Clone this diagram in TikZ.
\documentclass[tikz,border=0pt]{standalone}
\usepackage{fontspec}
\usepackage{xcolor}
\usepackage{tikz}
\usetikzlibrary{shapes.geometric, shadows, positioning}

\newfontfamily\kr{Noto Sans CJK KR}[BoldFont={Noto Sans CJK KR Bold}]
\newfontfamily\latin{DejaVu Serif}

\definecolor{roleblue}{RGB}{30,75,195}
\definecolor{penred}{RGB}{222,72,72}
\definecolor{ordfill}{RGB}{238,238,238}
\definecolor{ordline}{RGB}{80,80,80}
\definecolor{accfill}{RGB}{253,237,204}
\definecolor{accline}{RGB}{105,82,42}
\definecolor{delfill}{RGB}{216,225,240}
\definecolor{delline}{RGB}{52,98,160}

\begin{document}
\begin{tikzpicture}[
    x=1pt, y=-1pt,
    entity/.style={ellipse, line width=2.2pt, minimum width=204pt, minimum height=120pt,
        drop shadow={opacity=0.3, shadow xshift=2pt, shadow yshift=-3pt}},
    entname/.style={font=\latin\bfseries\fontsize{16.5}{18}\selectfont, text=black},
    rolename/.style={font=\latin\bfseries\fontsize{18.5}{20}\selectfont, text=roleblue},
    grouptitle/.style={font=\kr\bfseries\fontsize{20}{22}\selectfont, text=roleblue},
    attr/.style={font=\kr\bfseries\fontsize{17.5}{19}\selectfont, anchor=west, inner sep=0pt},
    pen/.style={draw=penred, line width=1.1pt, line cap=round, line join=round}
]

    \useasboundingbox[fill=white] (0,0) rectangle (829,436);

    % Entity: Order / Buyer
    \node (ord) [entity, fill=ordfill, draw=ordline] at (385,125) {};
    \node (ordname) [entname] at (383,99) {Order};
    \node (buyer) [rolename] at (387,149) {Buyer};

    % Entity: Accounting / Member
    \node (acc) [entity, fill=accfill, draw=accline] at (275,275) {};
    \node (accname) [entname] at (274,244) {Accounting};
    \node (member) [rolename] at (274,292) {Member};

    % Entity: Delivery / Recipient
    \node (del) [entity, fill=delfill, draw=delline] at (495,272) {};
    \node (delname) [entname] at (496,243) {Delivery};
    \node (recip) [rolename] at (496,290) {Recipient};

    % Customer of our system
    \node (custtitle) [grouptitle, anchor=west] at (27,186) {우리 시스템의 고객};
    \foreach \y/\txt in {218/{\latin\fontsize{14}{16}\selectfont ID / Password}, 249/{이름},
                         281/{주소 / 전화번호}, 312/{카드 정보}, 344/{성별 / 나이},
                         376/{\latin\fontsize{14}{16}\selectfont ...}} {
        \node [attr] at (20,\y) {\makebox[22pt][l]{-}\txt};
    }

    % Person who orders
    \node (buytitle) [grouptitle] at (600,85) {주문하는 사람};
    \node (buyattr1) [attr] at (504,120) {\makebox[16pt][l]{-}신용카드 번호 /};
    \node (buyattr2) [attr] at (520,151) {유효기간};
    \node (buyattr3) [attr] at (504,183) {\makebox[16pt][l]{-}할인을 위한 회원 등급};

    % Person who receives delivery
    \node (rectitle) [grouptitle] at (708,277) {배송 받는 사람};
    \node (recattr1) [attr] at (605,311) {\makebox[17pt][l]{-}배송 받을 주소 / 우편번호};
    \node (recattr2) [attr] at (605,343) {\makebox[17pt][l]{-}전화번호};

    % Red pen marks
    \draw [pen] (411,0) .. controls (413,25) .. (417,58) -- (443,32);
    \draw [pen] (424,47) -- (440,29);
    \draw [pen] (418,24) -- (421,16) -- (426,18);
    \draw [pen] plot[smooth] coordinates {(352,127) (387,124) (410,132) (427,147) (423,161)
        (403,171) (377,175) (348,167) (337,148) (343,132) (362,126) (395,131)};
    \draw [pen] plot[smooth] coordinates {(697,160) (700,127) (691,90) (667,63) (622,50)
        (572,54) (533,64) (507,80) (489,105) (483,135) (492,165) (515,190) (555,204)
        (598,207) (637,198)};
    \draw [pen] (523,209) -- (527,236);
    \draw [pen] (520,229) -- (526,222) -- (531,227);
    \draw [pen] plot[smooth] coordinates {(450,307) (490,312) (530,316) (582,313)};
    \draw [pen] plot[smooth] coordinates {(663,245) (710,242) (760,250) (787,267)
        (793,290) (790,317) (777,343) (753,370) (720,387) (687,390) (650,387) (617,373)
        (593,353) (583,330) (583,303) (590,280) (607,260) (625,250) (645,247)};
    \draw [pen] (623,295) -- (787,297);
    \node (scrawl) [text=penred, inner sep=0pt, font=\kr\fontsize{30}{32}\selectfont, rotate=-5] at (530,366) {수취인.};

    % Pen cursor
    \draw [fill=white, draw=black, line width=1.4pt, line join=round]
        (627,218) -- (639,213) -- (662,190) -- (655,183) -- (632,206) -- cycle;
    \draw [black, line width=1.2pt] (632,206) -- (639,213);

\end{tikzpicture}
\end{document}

Given instruction: Extract the complete listing verbatim.

Complete answer:
Clone this diagram in TikZ.
\documentclass[tikz,border=0pt]{standalone}
\usepackage{fontspec}
\usepackage{xcolor}
\usepackage{tikz}
\usetikzlibrary{shapes.geometric, shadows, positioning}

\newfontfamily\kr{Noto Sans CJK KR}[BoldFont={Noto Sans CJK KR Bold}]
\newfontfamily\latin{DejaVu Serif}

\definecolor{roleblue}{RGB}{30,75,195}
\definecolor{penred}{RGB}{222,72,72}
\definecolor{ordfill}{RGB}{238,238,238}
\definecolor{ordline}{RGB}{80,80,80}
\definecolor{accfill}{RGB}{253,237,204}
\definecolor{accline}{RGB}{105,82,42}
\definecolor{delfill}{RGB}{216,225,240}
\definecolor{delline}{RGB}{52,98,160}

\begin{document}
\begin{tikzpicture}[
    x=1pt, y=-1pt,
    entity/.style={ellipse, line width=2.2pt, minimum width=204pt, minimum height=120pt,
        drop shadow={opacity=0.3, shadow xshift=2pt, shadow yshift=-3pt}},
    entname/.style={font=\latin\bfseries\fontsize{16.5}{18}\selectfont, text=black},
    rolename/.style={font=\latin\bfseries\fontsize{18.5}{20}\selectfont, text=roleblue},
    grouptitle/.style={font=\kr\bfseries\fontsize{20}{22}\selectfont, text=roleblue},
    attr/.style={font=\kr\bfseries\fontsize{17.5}{19}\selectfont, anchor=west, inner sep=0pt},
    pen/.style={draw=penred, line width=1.1pt, line cap=round, line join=round}
]

    \useasboundingbox[fill=white] (0,0) rectangle (829,436);

    % Entity: Order / Buyer
    \node (ord) [entity, fill=ordfill, draw=ordline] at (385,125) {};
    \node (ordname) [entname] at (383,99) {Order};
    \node (buyer) [rolename] at (387,149) {Buyer};

    % Entity: Accounting / Member
    \node (acc) [entity, fill=accfill, draw=accline] at (275,275) {};
    \node (accname) [entname] at (274,244) {Accounting};
    \node (member) [rolename] at (274,292) {Member};

    % Entity: Delivery / Recipient
    \node (del) [entity, fill=delfill, draw=delline] at (495,272) {};
    \node (delname) [entname] at (496,243) {Delivery};
    \node (recip) [rolename] at (496,290) {Recipient};

    % Customer of our system
    \node (custtitle) [grouptitle, anchor=west] at (27,186) {우리 시스템의 고객};
    \foreach \y/\txt in {218/{\latin\fontsize{14}{16}\selectfont ID / Password}, 249/{이름},
                         281/{주소 / 전화번호}, 312/{카드 정보}, 344/{성별 / 나이},
                         376/{\latin\fontsize{14}{16}\selectfont ...}} {
        \node [attr] at (20,\y) {\makebox[22pt][l]{-}\txt};
    }

    % Person who orders
    \node (buytitle) [grouptitle] at (600,85) {주문하는 사람};
    \node (buyattr1) [attr] at (504,120) {\makebox[16pt][l]{-}신용카드 번호 /};
    \node (buyattr2) [attr] at (520,151) {유효기간};
    \node (buyattr3) [attr] at (504,183) {\makebox[16pt][l]{-}할인을 위한 회원 등급};

    % Person who receives delivery
    \node (rectitle) [grouptitle] at (708,277) {배송 받는 사람};
    \node (recattr1) [attr] at (605,311) {\makebox[17pt][l]{-}배송 받을 주소 / 우편번호};
    \node (recattr2) [attr] at (605,343) {\makebox[17pt][l]{-}전화번호};

    % Red pen marks
    \draw [pen] (411,0) .. controls (413,25) .. (417,58) -- (443,32);
    \draw [pen] (424,47) -- (440,29);
    \draw [pen] (418,24) -- (421,16) -- (426,18);
    \draw [pen] plot[smooth] coordinates {(352,127) (387,124) (410,132) (427,147) (423,161)
        (403,171) (377,175) (348,167) (337,148) (343,132) (362,126) (395,131)};
    \draw [pen] plot[smooth] coordinates {(697,160) (700,127) (691,90) (667,63) (622,50)
        (572,54) (533,64) (507,80) (489,105) (483,135) (492,165) (515,190) (555,204)
        (598,207) (637,198)};
    \draw [pen] (523,209) -- (527,236);
    \draw [pen] (520,229) -- (526,222) -- (531,227);
    \draw [pen] plot[smooth] coordinates {(450,307) (490,312) (530,316) (582,313)};
    \draw [pen] plot[smooth] coordinates {(663,245) (710,242) (760,250) (787,267)
        (793,290) (790,317) (777,343) (753,370) (720,387) (687,390) (650,387) (617,373)
        (593,353) (583,330) (583,303) (590,280) (607,260) (625,250) (645,247)};
    \draw [pen] (623,295) -- (787,297);
    \node (scrawl) [text=penred, inner sep=0pt, font=\kr\fontsize{30}{32}\selectfont, rotate=-5] at (530,366) {수취인.};

    % Pen cursor
    \draw [fill=white, draw=black, line width=1.4pt, line join=round]
        (627,218) -- (639,213) -- (662,190) -- (655,183) -- (632,206) -- cycle;
    \draw [black, line width=1.2pt] (632,206) -- (639,213);

\end{tikzpicture}
\end{document}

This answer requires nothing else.